I’ve been binge watching the show “Suits” with my husband. If you are not familiar, the show follows individuals who are part of a large New York law firm. It’s a very good show, entertaining and highly addictive.
One thing I’ve realized watching the show is that I would never make a good lawyer – at least not at a big city firm. I’m just not strategic enough or cut throat enough to pull off the things they do in the show.
Now, I realize this is only a television show and not reality. However, I know it is based in reality to a certain extent. I know there are people, especially in the Corporate world, who are this smart and strategic. And this ruthless at times. I know there are people who are good at playing the “game” and some even thrive on it. There are people who can totally keep their work and personal lives separate. Those who have a thick skin and can move through the business world without a second thought as to how it affects others or what others think of them.
However, this is not me and I’m okay with that. In some people’s eyes I may not be successful due to this, but I’ve found I don’t measure success the same way others do. I don’t play the political game well at all and in fact I hate it. I don’t have a thick skin and I care about how my actions affect others. I don’t know how to totally separate my work and personal life. I am loyal to a fault at times and I like to focus on the positive whenever possible. Even in the middle of a venting session, I find myself looking for the positive – what did I learn from this, what good has or can come from it?
I tend to trust people and give them the benefit of the doubt. I tend to believe others are considerate of those around them and not always out to just do what benefits them. I tend to believe people are more focused on getting a job done and done well, rather than just covering their own ass. I don’t have a good poker face and I tend to believe people are who they present themselves to be. Maybe that makes me naive, but I’m not sure I care.
And due to this I do get burned at times. I have to learn the hard way not to trust others sometimes. To realize I can’t always take people at their word. But I’m not sure I really want to change this about me. I don’t want to be cynical and distrusting.
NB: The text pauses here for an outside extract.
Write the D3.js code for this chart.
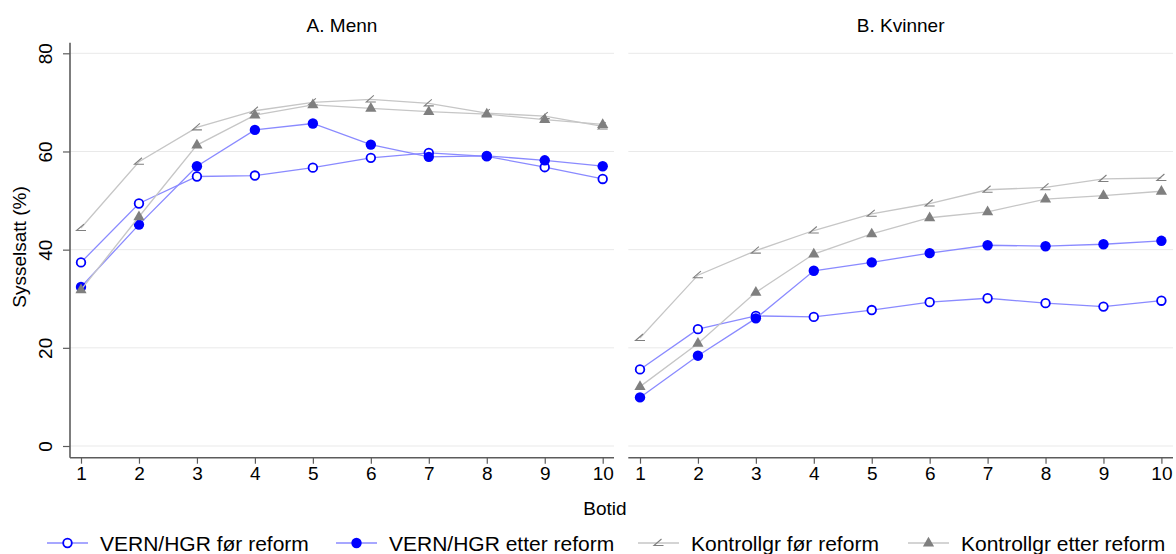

One thing I have noticed about myself though – I do have a line. And when a person has taken advantage of me too long, pushed me too far and/or stabbed me in the back too many times they will find and cross that line eventually. And at that point when they cross it, I will do a super fast 180. I go from giving them the benefit of the doubt and focusing on the positive to basically writing the person off so fast it will make your head spin.
I’m not sure exactly how I feel about this part of me. It is a bit scary to me at times how fast I can flip once I’ve been pushed that far.
I like that I try to look at the world and things in my life from a positive perspective. I like that I try my best to look at the positive in the situation. I like that no matter how bad things are I try to find something that can be turned into a positive.
But I don’t like how at a certain point (even though it is WAY down the road usually) I am able to totally write off someone as having no value anymore in my eyes. I know it is a defense mechanism on my part. But I’m not sure I like it or that I want to protect myself in this way.
The problem is, I’m not sure how else to handle it. How to protect myself without devaluing someone else. And how to protect myself without changing who I am and the parts of me I like. This is one of the things I struggle with in my life. One of the ways I’m trying to better myself. One of the ways I’m trying to understand myself.
Finding balance – this seems to be what my life is focused around at times. Finding the right balance.